E’ la settimana in cui OpenAI ha fatto parlare di sé per rafforzare la sua strategicità nel mercato dell’AI. E lo ha fatto stringendo accordi con due big tech che stanno facendo dell’intelligenza artificiale il cuore della loro narrazione. Non solo del loro fatturato.
Il primo accordo riguarda OpenAI e Microsoft, oggi azionista di minoranza di OpenAI (49%), legata all’azienda da una collaborazione nata nel 2016 e arricchita da investimenti miliardari a partire dal 2019 (anno del primo miliardo di dollari fino ai 13 attuali). Una partnership strategica che ha reso Microsoft Azure la piattaforma cloud di riferimento per l’addestramento dei modelli ChatGpt e che, di conseguenza, ha permesso a Microsoft di integrare le innovazioni di OpenAI nei propri prodotti dando vita a Copilot.
Cosa è successo la scorsa settimana?
Le due aziende hanno firmato un Memorandum of Understanding non vincolante per sviluppare la “fase successiva” della loro partnership, “concentrati sull’offerta di migliori strumenti di intelligenza artificiale per tutti” con un impegno condiviso sulla tematica della sicurezza. Un Memorandum – l’accordo definito è in stesura – che sottolinea quanto l’alleanza tra le due aziende sia ormai solida e vincolante per lo sviluppo dell’AI futura.
Non ci sono dettagli sull’intesa ma credo non si sbagli a prevedere un maggiore sviluppo congiunto della tecnologia, un uso intensivo dell’infrastruttura cloud di Microsoft, la definizione di nuove strategie di mercato tra approccio profit e no-profit, in una relazione a doppia faccia intessuta tra le due aziende dove Microsoft rimane il partner commerciale (privilegiato) e OpenAI la paladina di una governance senza scopo di lucro (come originariamente dettato dallo statuto della società nata nel 2015 per dare vita a una AI a beneficio dell’umanità).
Sul tema delicato della “responsabilità” non a caso la stessa OpenAI è tornata in settimana annunciando la creazione di una Public Benefit Corporation (Bpc), una forma societaria “ibrida” che consente di perseguire finalità economiche senza rinunciare a obiettivi di beneficio collettivo. Un compromesso tra profitto e responsabilità pubblica, dove il no-profit mantiene il controllo decisionale mentre la Public Benefit Corporation diventa il veicolo per attrarre capitali e partner. Vedremo.

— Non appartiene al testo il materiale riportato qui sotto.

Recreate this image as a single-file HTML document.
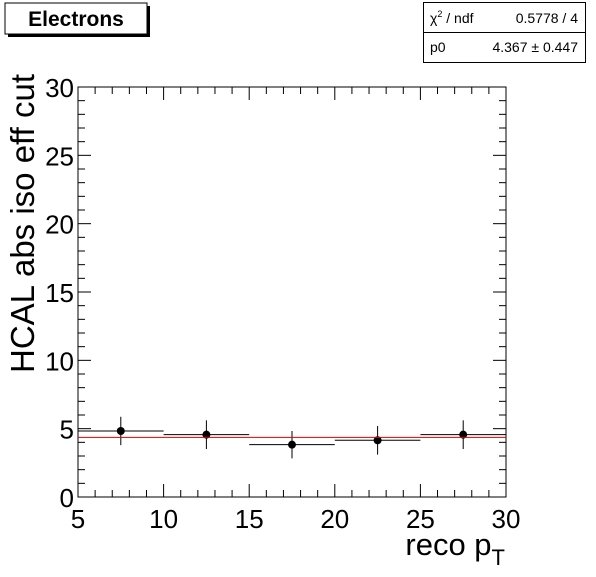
<!DOCTYPE html>
<html><head><meta charset="utf-8"><style>
body{margin:0;background:#fff;}
svg text{font-family:"Liberation Sans",Arial,sans-serif;}
</style></head><body>
<svg width="596" height="572" viewBox="0 0 596 572" xmlns="http://www.w3.org/2000/svg">
<rect x="0" y="0" width="596" height="572" fill="#fff"/>
<g>
<rect x="8" y="6" width="142" height="31" fill="#000"/>
<rect x="5" y="3" width="142" height="31" fill="#fff" stroke="#000" stroke-width="1"/>
<text x="76" y="26" font-size="21" font-weight="bold" text-anchor="middle">Electrons</text>
</g>
<g>
<rect x="423.5" y="2.5" width="162" height="60" fill="#fff" stroke="#000"/>
<line x1="423.5" y1="32.5" x2="585.5" y2="32.5" stroke="#000"/>
<text x="430" y="23" font-size="14">χ<tspan dy="-6" font-size="9">2</tspan><tspan dy="6"> / ndf</tspan></text>
<text x="578" y="23" font-size="14" text-anchor="end">0.5778 / 4</text>
<text x="430" y="52" font-size="14">p0</text>
<text x="578" y="52" font-size="14" text-anchor="end">4.367 ± 0.447</text>
</g>
<rect x="78" y="87" width="428" height="410" fill="none" stroke="#000"/>
<g id="axes"></g>
<g id="marks"></g>
<text x="505" y="555" font-size="31" text-anchor="end">reco p<tspan font-size="22" dy="10">T</tspan></text>
<text transform="translate(34,373) rotate(-90)" font-size="33" text-anchor="start">HCAL abs iso eff cut</text>
</svg>
<script>
const binLo=[5,10,15,20,25];
const binHi=[10,15,20,25,30];
const values=[4.83,4.56,3.83,4.15,4.56];
const errors=[1.04,1.05,1.0,1.05,1.05];
const fitP0=[4.367];
const xTicks=[5,10,15,20,25,30];
const yTicks=[0,5,10,15,20,25,30];
const X0=78,X1=506,Y0=497,Y1=87;
const sx=v=>X0+(v-5)/25*(X1-X0);
const sy=v=>Y0-(v/30)*(Y0-Y1);
const NS="http://www.w3.org/2000/svg";
function mk(tag,attrs,parent){const e=document.createElementNS(NS,tag);for(const k in attrs)e.setAttribute(k,attrs[k]);parent.appendChild(e);return e;}
const ax=document.getElementById('axes'),mg=document.getElementById('marks');
for(let v=5;v<=30;v+=1){const x=sx(v),L=(v%5===0)?13:7;
 let t=mk('line',{x1:x,y1:Y0,x2:x,y2:Y0-L,stroke:'#000'},ax);
 
 t=mk('line',{x1:x,y1:Y1,x2:x,y2:Y1+L,stroke:'#000'},ax);
 }
for(let v=0;v<=30;v+=1){const y=sy(v),L=(v%5===0)?13:7;
 let t=mk('line',{x1:X0,y1:y,x2:X0+L,y2:y,stroke:'#000'},ax);
 
 t=mk('line',{x1:X1,y1:y,x2:X1-L,y2:y,stroke:'#000'},ax);
 }
xTicks.forEach(v=>{const t=mk('text',{x:sx(v),y:Y0+31,'font-size':26,'text-anchor':'middle'},ax);t.textContent=v;
 });
yTicks.forEach(v=>{const t=mk('text',{x:X0-4,y:sy(v)+10,'font-size':26,'text-anchor':'end'},ax);t.textContent=v;
 });
values.forEach((v,i)=>{const xc=sx((binLo[i]+binHi[i])/2);
 let e=mk('line',{x1:sx(binLo[i]),y1:sy(v),x2:sx(binHi[i]),y2:sy(v),stroke:'#000'},mg);
 
 e=mk('line',{x1:xc,y1:sy(v+errors[i]),x2:xc,y2:sy(v-errors[i]),stroke:'#000'},mg);
 
 e=mk('circle',{cx:xc,cy:sy(v),r:4,fill:'#000'},mg);
 });
const f=mk('line',{x1:X0,y1:sy(fitP0[0]),x2:X1,y2:sy(fitP0[0]),stroke:'#e00000','stroke-width':1},mg);


</script>
</body></html>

Il secondo accordo riguarda OpenAI e Oracle, perché la potenza di calcolo richiesta dai nuovi modelli di AI non basta mai. Stando alle anticipazione del Wall Street Journal le due aziende avrebbero siglato un accordo in base al quale Oracle fornirà potenza di calcolo a OpenAI per un valore complessivo di 300 miliardi di dollari per 5 anni, a partire dal 2027. Sarebbe uno dei più grandi contratti cloud ad oggi firmati, che impegnerebbe in modo significativo entrambi le aziende. Da una parte OpenAI diventerebbe il primo cliente di Oracle che per far fronte a tale richiesta di capacità computazionale dovrà investire nella costruzione di nuove cloud region, dall’altra OpenAI dovrà crescere molto in fatturato per sostenere l’impegno economico preso, dal momento che ad oggi il suo giro d’affari è di circa 10 miliardi di dollari l’anno.
Certamente avranno fatto bene i loro conti. Metto così al momento in pausa la dichiarazione di metà agosto fatta da Sam Altman (Ceo di OpenAI) del rischio di una bolla speculativa riguardo all’AI (fonte The Verge), paragonando l’entusiasmo degli investitori per l’AI a quello di fine anni ’90 per le dot.com, il cui valore era salito in modo così vertiginoso per poi crollare altrettanto vertiginosamente, dando vita alla crisi profonda del settore tecnologico innescata nel 2000. La tengo in sospeso.